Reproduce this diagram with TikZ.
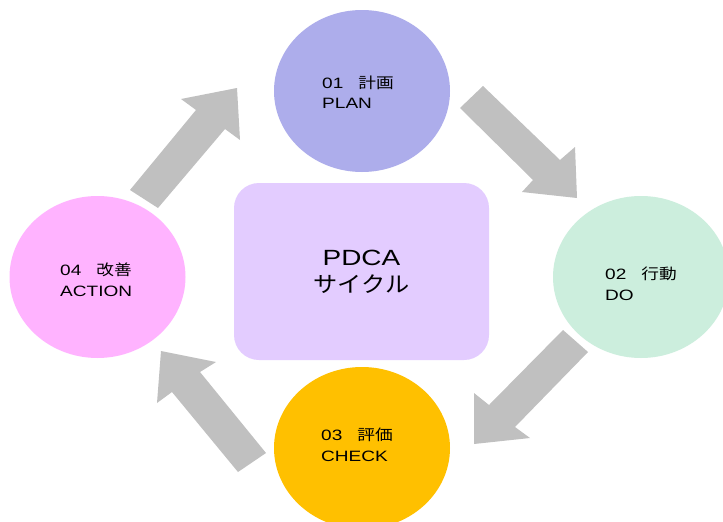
\documentclass[tikz,border=0pt]{standalone}
\usepackage{fontspec}
\setmainfont[FakeStretch=1.27]{Liberation Sans}
\newfontfamily\cjk[FakeStretch=1.1]{Noto Sans CJK JP}
\newfontfamily\cjkw[FakeStretch=1.18]{Noto Sans CJK JP}
\usetikzlibrary{shapes.geometric}
\definecolor{planc}{HTML}{ADADEB}
\definecolor{doc}{HTML}{CCEEDD}
\definecolor{checkc}{HTML}{FFC000}
\definecolor{actc}{HTML}{FFB3FF}
\definecolor{centc}{HTML}{E3CCFF}
\definecolor{arrc}{HTML}{C0C0C0}
\tikzset{
  stage/.style={ellipse, draw=none, minimum width=176pt, minimum height=162pt, inner sep=0pt},
  stagetext/.style={anchor=west, align=left, inner sep=0pt, font=\fontsize{15}{20.5}\selectfont},
  blockarrow/.style={fill=arrc, draw=none},
}
\begin{document}
\begin{tikzpicture}[x=1pt,y=-1pt]
\clip (0,0) rectangle (723,522);
\fill[white] (0,0) rectangle (723,522);
% block arrows
\fill[blockarrow] (130,190) -- (196,110) -- (181,99) -- (237,88) -- (240,140) -- (225,129) -- (158,208) -- cycle;
\fill[blockarrow] (460,108) -- (533,180) -- (522,192) -- (577,198) -- (575,147) -- (560,160) -- (483,86) -- cycle;
\fill[blockarrow] (588,352) -- (515,427) -- (530,438) -- (474,444) -- (474,393) -- (489,405) -- (563,330) -- cycle;
\fill[blockarrow] (238,472) -- (172,392) -- (157,403) -- (161,351) -- (216,362) -- (200,372) -- (266,453) -- cycle;
% stages
\node[stage, fill=planc] (plan) at (362,91) {};
\node[stage, fill=doc] (do) at (641,277) {};
\node[stage, fill=checkc] (check) at (362,448) {};
\node[stage, fill=actc] (act) at (97.5,277) {};
\node[stagetext] (plant) at (322,92) {01\hspace{15pt}{\cjkw 計画}\\PLAN};
\node[stagetext] (dot) at (605,284) {02\hspace{15pt}{\cjkw 行動}\\DO};
\node[stagetext] (checkt) at (321,445) {03\hspace{15pt}{\cjkw 評価}\\CHECK};
\node[stagetext] (actt) at (60,280) {04\hspace{15pt}{\cjkw 改善}\\ACTION};
% center
\node[fill=centc, rounded corners=25pt, minimum width=255pt, minimum height=177pt, inner sep=0pt, align=center,
  font=\fontsize{22}{27}\selectfont] (center) at (361.5,271.5) {PDCA\\{\cjk サイクル}};
\end{tikzpicture}
\end{document}
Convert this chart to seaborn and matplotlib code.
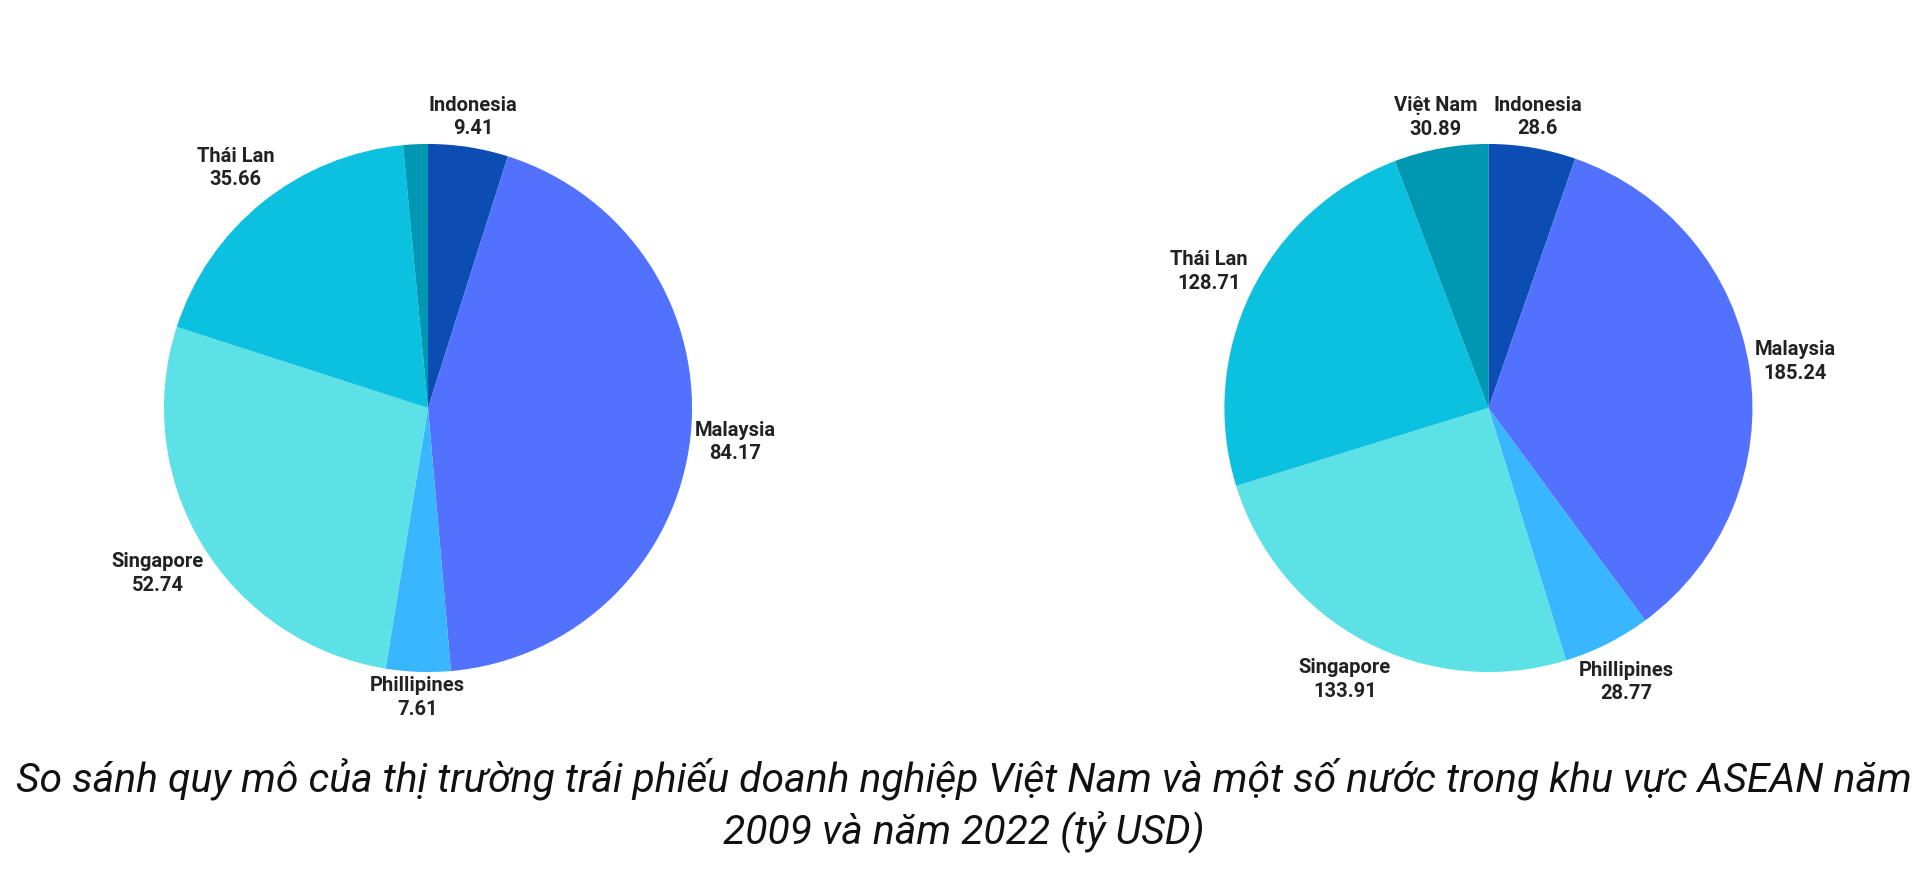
import matplotlib
matplotlib.use('Agg')
import matplotlib.pyplot as plt
import numpy as np
import seaborn as sns

sns.set_theme(style='white')
plt.rcParams['font.family'] = ['Roboto', 'DejaVu Sans']

# Data (tỷ USD), order clockwise from 12 o'clock
countries = ['Indonesia', 'Malaysia', 'Phillipines', 'Singapore', 'Thái Lan', 'Việt Nam']
values_2009 = [9.41, 84.17, 7.61, 52.74, 35.66, 2.9]
values_2022 = [28.6, 185.24, 28.77, 133.91, 128.71, 30.89]
show_label_2009 = [True, True, True, True, True, False]
show_label_2022 = [True, True, True, True, True, True]
colors = ['#0B4DB3', '#5271FF', '#38B6FF', '#5CE1E6', '#0CC0DF', '#0097B2']

caption = ('So sánh quy mô của thị trường trái phiếu doanh nghiệp Việt Nam và một số nước trong khu vực ASEAN năm\n'
           '2009 và năm 2022 (tỷ USD)')

fig = plt.figure(figsize=(19.28, 8.92), dpi=100)
ax1 = fig.add_axes([0.085, 0.2466, 0.274, 0.592])
ax2 = fig.add_axes([0.635, 0.2466, 0.274, 0.592])


def draw_pie(ax, values, show):
    labels = [f'{c}\n{v:g}' if s else '' for c, v, s in zip(countries, values, show)]
    wedges, texts = ax.pie(values, labels=labels, colors=colors, startangle=90,
                           counterclock=False, labeldistance=1.1,
                           textprops={'fontsize': 14.5, 'fontweight': 'bold', 'color': '#222222'},
                           wedgeprops={'linewidth': 0})
    for t in texts:
        t.set_ha('center')
        t.set_va('center')
        t.set_linespacing(1.3)
        t.set_clip_on(False)
    ax.set_xlim(-1, 1)
    ax.set_ylim(-1, 1)
    ax.set_aspect('equal')
    return wedges, texts


pies = [(ax1, draw_pie(ax1, values_2009, show_label_2009)),
        (ax2, draw_pie(ax2, values_2022, show_label_2022))]

# push each label out so its box just clears the rim
fig.canvas.draw()
renderer = fig.canvas.get_renderer()
for ax, (wedges, texts) in pies:
    px = ax.transData.transform((1, 0))[0] - ax.transData.transform((0, 0))[0]
    for w, t in zip(wedges, texts):
        ang = np.deg2rad((w.theta1 + w.theta2) / 2)
        dx, dy = np.cos(ang), np.sin(ang)
        bb = t.get_window_extent(renderer)
        hw, hh = bb.width / 2 / px, bb.height / 2 / px
        d = 1.01 + abs(dx) * hw + abs(dy) * hh
        t.set_position((d * dx, d * dy))

fig.text(0.5, 0.097, caption, ha='center', va='center', fontsize=29.4,
         style='italic', color='#111111', linespacing=1.3)

fig.savefig('out.png', dpi=100, facecolor='white')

• Directive: Transcribe each line above verbatim, with the pictures left out.

• Task solution:
Reproduce this diagram with TikZ.
\documentclass[tikz,border=0pt]{standalone}
\usepackage{fontspec}
\setmainfont[FakeStretch=1.27]{Liberation Sans}
\newfontfamily\cjk[FakeStretch=1.1]{Noto Sans CJK JP}
\newfontfamily\cjkw[FakeStretch=1.18]{Noto Sans CJK JP}
\usetikzlibrary{shapes.geometric}
\definecolor{planc}{HTML}{ADADEB}
\definecolor{doc}{HTML}{CCEEDD}
\definecolor{checkc}{HTML}{FFC000}
\definecolor{actc}{HTML}{FFB3FF}
\definecolor{centc}{HTML}{E3CCFF}
\definecolor{arrc}{HTML}{C0C0C0}
\tikzset{
  stage/.style={ellipse, draw=none, minimum width=176pt, minimum height=162pt, inner sep=0pt},
  stagetext/.style={anchor=west, align=left, inner sep=0pt, font=\fontsize{15}{20.5}\selectfont},
  blockarrow/.style={fill=arrc, draw=none},
}
\begin{document}
\begin{tikzpicture}[x=1pt,y=-1pt]
\clip (0,0) rectangle (723,522);
\fill[white] (0,0) rectangle (723,522);
% block arrows
\fill[blockarrow] (130,190) -- (196,110) -- (181,99) -- (237,88) -- (240,140) -- (225,129) -- (158,208) -- cycle;
\fill[blockarrow] (460,108) -- (533,180) -- (522,192) -- (577,198) -- (575,147) -- (560,160) -- (483,86) -- cycle;
\fill[blockarrow] (588,352) -- (515,427) -- (530,438) -- (474,444) -- (474,393) -- (489,405) -- (563,330) -- cycle;
\fill[blockarrow] (238,472) -- (172,392) -- (157,403) -- (161,351) -- (216,362) -- (200,372) -- (266,453) -- cycle;
% stages
\node[stage, fill=planc] (plan) at (362,91) {};
\node[stage, fill=doc] (do) at (641,277) {};
\node[stage, fill=checkc] (check) at (362,448) {};
\node[stage, fill=actc] (act) at (97.5,277) {};
\node[stagetext] (plant) at (322,92) {01\hspace{15pt}{\cjkw 計画}\\PLAN};
\node[stagetext] (dot) at (605,284) {02\hspace{15pt}{\cjkw 行動}\\DO};
\node[stagetext] (checkt) at (321,445) {03\hspace{15pt}{\cjkw 評価}\\CHECK};
\node[stagetext] (actt) at (60,280) {04\hspace{15pt}{\cjkw 改善}\\ACTION};
% center
\node[fill=centc, rounded corners=25pt, minimum width=255pt, minimum height=177pt, inner sep=0pt, align=center,
  font=\fontsize{22}{27}\selectfont] (center) at (361.5,271.5) {PDCA\\{\cjk サイクル}};
\end{tikzpicture}
\end{document}
Convert this chart to seaborn and matplotlib code.
import matplotlib
matplotlib.use('Agg')
import matplotlib.pyplot as plt
import numpy as np
import seaborn as sns

sns.set_theme(style='white')
plt.rcParams['font.family'] = ['Roboto', 'DejaVu Sans']

# Data (tỷ USD), order clockwise from 12 o'clock
countries = ['Indonesia', 'Malaysia', 'Phillipines', 'Singapore', 'Thái Lan', 'Việt Nam']
values_2009 = [9.41, 84.17, 7.61, 52.74, 35.66, 2.9]
values_2022 = [28.6, 185.24, 28.77, 133.91, 128.71, 30.89]
show_label_2009 = [True, True, True, True, True, False]
show_label_2022 = [True, True, True, True, True, True]
colors = ['#0B4DB3', '#5271FF', '#38B6FF', '#5CE1E6', '#0CC0DF', '#0097B2']

caption = ('So sánh quy mô của thị trường trái phiếu doanh nghiệp Việt Nam và một số nước trong khu vực ASEAN năm\n'
           '2009 và năm 2022 (tỷ USD)')

fig = plt.figure(figsize=(19.28, 8.92), dpi=100)
ax1 = fig.add_axes([0.085, 0.2466, 0.274, 0.592])
ax2 = fig.add_axes([0.635, 0.2466, 0.274, 0.592])


def draw_pie(ax, values, show):
    labels = [f'{c}\n{v:g}' if s else '' for c, v, s in zip(countries, values, show)]
    wedges, texts = ax.pie(values, labels=labels, colors=colors, startangle=90,
                           counterclock=False, labeldistance=1.1,
                           textprops={'fontsize': 14.5, 'fontweight': 'bold', 'color': '#222222'},
                           wedgeprops={'linewidth': 0})
    for t in texts:
        t.set_ha('center')
        t.set_va('center')
        t.set_linespacing(1.3)
        t.set_clip_on(False)
    ax.set_xlim(-1, 1)
    ax.set_ylim(-1, 1)
    ax.set_aspect('equal')
    return wedges, texts


pies = [(ax1, draw_pie(ax1, values_2009, show_label_2009)),
        (ax2, draw_pie(ax2, values_2022, show_label_2022))]

# push each label out so its box just clears the rim
fig.canvas.draw()
renderer = fig.canvas.get_renderer()
for ax, (wedges, texts) in pies:
    px = ax.transData.transform((1, 0))[0] - ax.transData.transform((0, 0))[0]
    for w, t in zip(wedges, texts):
        ang = np.deg2rad((w.theta1 + w.theta2) / 2)
        dx, dy = np.cos(ang), np.sin(ang)
        bb = t.get_window_extent(renderer)
        hw, hh = bb.width / 2 / px, bb.height / 2 / px
        d = 1.01 + abs(dx) * hw + abs(dy) * hh
        t.set_position((d * dx, d * dy))

fig.text(0.5, 0.097, caption, ha='center', va='center', fontsize=29.4,
         style='italic', color='#111111', linespacing=1.3)

fig.savefig('out.png', dpi=100, facecolor='white')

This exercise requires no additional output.